**GIVEN PROBLEM**
Nothing after the line with "(0,0) rectangle (1252,863);" belongs in the copy; extract the lines below from the top through that line, pictures left out.

**PROVIDED DATA**
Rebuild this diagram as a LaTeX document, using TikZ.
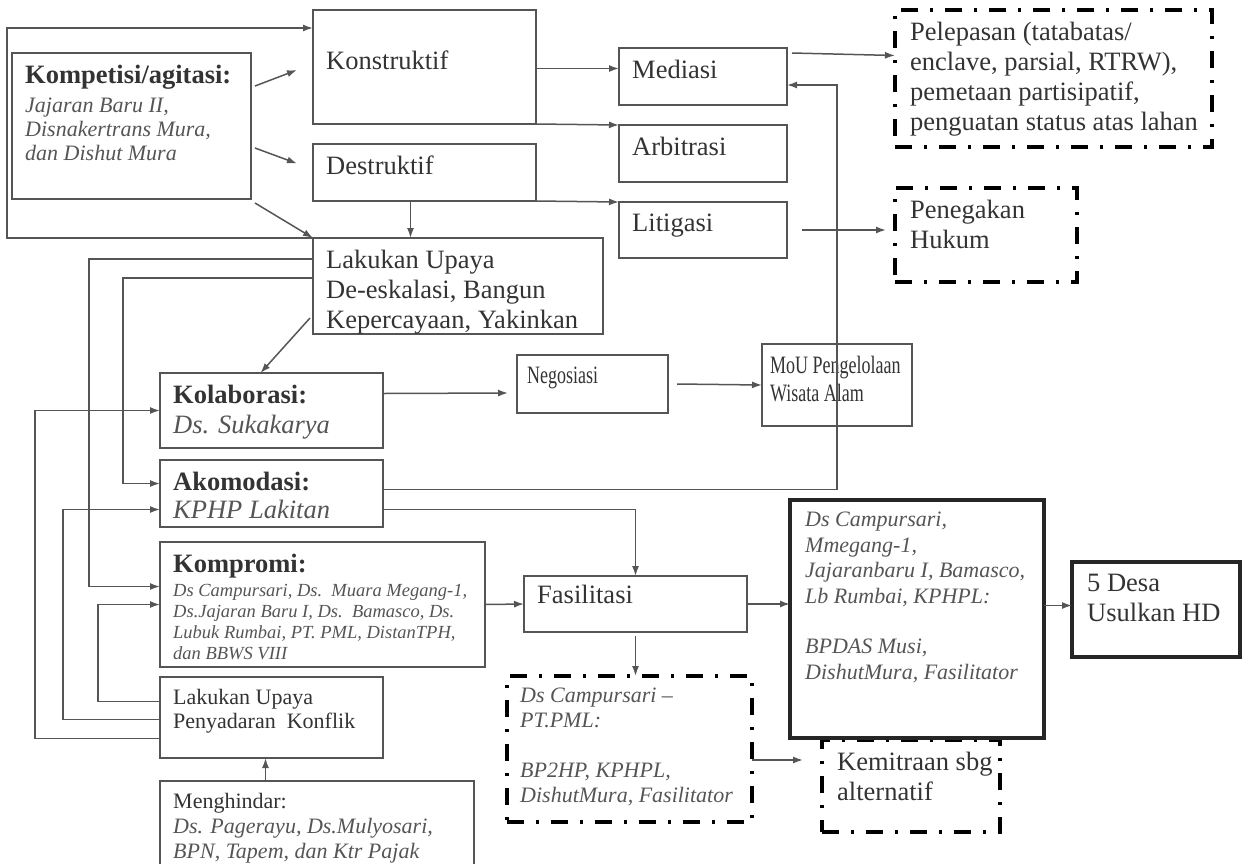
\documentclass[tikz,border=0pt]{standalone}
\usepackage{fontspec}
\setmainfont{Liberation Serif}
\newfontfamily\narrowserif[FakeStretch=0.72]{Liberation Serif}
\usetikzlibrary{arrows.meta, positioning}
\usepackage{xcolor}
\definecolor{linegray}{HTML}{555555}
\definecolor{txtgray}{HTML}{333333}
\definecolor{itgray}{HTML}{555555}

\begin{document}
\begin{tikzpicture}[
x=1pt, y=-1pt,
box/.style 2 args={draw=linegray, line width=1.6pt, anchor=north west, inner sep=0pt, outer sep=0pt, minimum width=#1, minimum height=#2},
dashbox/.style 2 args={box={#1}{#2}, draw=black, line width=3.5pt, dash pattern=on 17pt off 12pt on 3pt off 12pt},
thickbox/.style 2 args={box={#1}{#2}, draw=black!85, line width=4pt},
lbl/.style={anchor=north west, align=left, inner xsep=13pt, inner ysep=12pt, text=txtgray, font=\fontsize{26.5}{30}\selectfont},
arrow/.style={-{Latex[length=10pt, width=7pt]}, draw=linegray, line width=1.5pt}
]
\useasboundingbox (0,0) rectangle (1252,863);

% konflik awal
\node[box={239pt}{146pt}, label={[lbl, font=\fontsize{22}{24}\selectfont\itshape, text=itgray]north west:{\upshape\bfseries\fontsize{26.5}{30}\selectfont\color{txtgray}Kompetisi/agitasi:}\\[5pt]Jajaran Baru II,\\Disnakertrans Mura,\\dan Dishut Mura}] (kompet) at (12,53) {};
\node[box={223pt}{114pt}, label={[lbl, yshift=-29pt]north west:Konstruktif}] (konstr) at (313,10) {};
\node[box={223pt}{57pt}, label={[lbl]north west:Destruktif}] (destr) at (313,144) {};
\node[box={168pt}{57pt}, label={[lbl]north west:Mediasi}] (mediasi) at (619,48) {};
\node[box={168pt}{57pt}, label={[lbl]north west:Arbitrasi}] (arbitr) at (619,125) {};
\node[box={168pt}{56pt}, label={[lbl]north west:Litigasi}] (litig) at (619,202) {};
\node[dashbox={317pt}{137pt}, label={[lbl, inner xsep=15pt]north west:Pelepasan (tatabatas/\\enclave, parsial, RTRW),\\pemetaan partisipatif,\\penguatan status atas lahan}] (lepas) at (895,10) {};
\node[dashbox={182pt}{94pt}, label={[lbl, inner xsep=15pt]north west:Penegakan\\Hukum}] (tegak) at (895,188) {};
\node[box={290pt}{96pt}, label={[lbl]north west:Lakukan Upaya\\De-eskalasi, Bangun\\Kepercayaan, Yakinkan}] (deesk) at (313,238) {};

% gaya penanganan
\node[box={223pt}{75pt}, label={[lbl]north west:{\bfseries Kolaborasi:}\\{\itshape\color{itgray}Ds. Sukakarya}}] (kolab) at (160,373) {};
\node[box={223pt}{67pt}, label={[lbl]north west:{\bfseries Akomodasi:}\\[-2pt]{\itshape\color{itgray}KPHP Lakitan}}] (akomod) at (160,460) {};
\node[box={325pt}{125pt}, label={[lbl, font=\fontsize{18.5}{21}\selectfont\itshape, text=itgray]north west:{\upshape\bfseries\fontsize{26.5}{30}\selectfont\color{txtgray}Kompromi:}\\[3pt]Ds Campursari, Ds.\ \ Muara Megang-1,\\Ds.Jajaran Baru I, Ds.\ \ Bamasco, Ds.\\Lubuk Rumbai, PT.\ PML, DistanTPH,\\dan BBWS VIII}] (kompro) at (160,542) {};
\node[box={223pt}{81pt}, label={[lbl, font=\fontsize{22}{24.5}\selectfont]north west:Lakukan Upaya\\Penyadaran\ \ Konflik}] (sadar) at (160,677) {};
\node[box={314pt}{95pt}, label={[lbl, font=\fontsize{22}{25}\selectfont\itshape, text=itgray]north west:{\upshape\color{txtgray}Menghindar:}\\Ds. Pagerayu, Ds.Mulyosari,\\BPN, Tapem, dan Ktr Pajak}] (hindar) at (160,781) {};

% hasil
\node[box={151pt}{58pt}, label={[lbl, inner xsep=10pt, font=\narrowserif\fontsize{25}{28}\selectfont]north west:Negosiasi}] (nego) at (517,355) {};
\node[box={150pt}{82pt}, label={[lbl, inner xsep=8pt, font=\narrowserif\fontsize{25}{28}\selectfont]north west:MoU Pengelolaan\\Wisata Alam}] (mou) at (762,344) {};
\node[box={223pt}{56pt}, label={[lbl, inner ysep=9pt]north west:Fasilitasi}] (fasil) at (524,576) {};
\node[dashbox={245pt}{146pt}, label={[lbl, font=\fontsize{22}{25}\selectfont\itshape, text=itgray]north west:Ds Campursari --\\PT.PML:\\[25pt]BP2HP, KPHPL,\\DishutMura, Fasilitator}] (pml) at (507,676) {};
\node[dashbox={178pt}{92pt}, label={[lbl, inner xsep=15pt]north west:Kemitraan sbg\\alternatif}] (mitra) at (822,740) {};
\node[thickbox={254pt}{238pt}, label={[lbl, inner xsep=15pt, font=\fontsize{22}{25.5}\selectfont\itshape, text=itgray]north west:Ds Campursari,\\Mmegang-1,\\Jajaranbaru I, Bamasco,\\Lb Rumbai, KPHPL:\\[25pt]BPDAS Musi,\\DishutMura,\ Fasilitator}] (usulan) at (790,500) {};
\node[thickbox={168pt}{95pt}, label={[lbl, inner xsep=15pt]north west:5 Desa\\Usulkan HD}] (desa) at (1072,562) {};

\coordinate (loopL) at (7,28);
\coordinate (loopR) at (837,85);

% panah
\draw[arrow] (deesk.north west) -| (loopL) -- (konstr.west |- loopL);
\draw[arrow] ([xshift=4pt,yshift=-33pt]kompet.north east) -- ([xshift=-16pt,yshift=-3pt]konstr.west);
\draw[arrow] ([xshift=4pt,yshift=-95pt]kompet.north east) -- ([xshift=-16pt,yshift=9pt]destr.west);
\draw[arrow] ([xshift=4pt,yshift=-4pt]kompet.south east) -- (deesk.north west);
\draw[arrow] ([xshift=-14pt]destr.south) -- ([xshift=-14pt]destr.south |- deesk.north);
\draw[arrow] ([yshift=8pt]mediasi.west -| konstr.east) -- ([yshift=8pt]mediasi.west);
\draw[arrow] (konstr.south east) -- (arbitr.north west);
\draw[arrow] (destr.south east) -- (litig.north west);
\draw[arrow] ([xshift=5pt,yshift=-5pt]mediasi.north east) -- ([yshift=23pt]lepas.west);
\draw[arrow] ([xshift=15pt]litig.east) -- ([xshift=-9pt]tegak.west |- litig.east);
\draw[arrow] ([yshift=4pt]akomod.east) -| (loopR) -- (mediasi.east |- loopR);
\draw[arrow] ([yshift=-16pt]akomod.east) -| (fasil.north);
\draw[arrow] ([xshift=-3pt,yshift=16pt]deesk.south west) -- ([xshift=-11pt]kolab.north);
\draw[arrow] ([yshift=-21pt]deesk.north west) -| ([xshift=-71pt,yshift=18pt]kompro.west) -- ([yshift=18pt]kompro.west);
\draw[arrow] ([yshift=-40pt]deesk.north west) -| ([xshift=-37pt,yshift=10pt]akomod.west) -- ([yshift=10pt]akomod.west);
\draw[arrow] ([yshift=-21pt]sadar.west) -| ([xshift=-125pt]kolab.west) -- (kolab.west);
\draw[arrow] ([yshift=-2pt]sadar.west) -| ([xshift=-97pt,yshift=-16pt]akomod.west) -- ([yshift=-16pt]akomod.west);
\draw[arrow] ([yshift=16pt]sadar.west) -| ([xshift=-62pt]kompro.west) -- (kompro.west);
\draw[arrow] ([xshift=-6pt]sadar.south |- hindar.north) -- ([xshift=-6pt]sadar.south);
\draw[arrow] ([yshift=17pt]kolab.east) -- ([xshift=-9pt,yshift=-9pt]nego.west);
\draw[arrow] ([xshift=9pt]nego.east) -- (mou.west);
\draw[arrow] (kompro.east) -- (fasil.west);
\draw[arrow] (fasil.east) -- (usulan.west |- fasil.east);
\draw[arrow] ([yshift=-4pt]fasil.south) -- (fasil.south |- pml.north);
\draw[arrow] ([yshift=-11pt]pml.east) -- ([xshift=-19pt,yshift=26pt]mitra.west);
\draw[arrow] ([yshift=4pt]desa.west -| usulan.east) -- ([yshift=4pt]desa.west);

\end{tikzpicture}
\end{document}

**COMPLETE RESPONSE**
Rebuild this diagram as a LaTeX document, using TikZ.
\documentclass[tikz,border=0pt]{standalone}
\usepackage{fontspec}
\setmainfont{Liberation Serif}
\newfontfamily\narrowserif[FakeStretch=0.72]{Liberation Serif}
\usetikzlibrary{arrows.meta, positioning}
\usepackage{xcolor}
\definecolor{linegray}{HTML}{555555}
\definecolor{txtgray}{HTML}{333333}
\definecolor{itgray}{HTML}{555555}

\begin{document}
\begin{tikzpicture}[
x=1pt, y=-1pt,
box/.style 2 args={draw=linegray, line width=1.6pt, anchor=north west, inner sep=0pt, outer sep=0pt, minimum width=#1, minimum height=#2},
dashbox/.style 2 args={box={#1}{#2}, draw=black, line width=3.5pt, dash pattern=on 17pt off 12pt on 3pt off 12pt},
thickbox/.style 2 args={box={#1}{#2}, draw=black!85, line width=4pt},
lbl/.style={anchor=north west, align=left, inner xsep=13pt, inner ysep=12pt, text=txtgray, font=\fontsize{26.5}{30}\selectfont},
arrow/.style={-{Latex[length=10pt, width=7pt]}, draw=linegray, line width=1.5pt}
]
\useasboundingbox (0,0) rectangle (1252,863);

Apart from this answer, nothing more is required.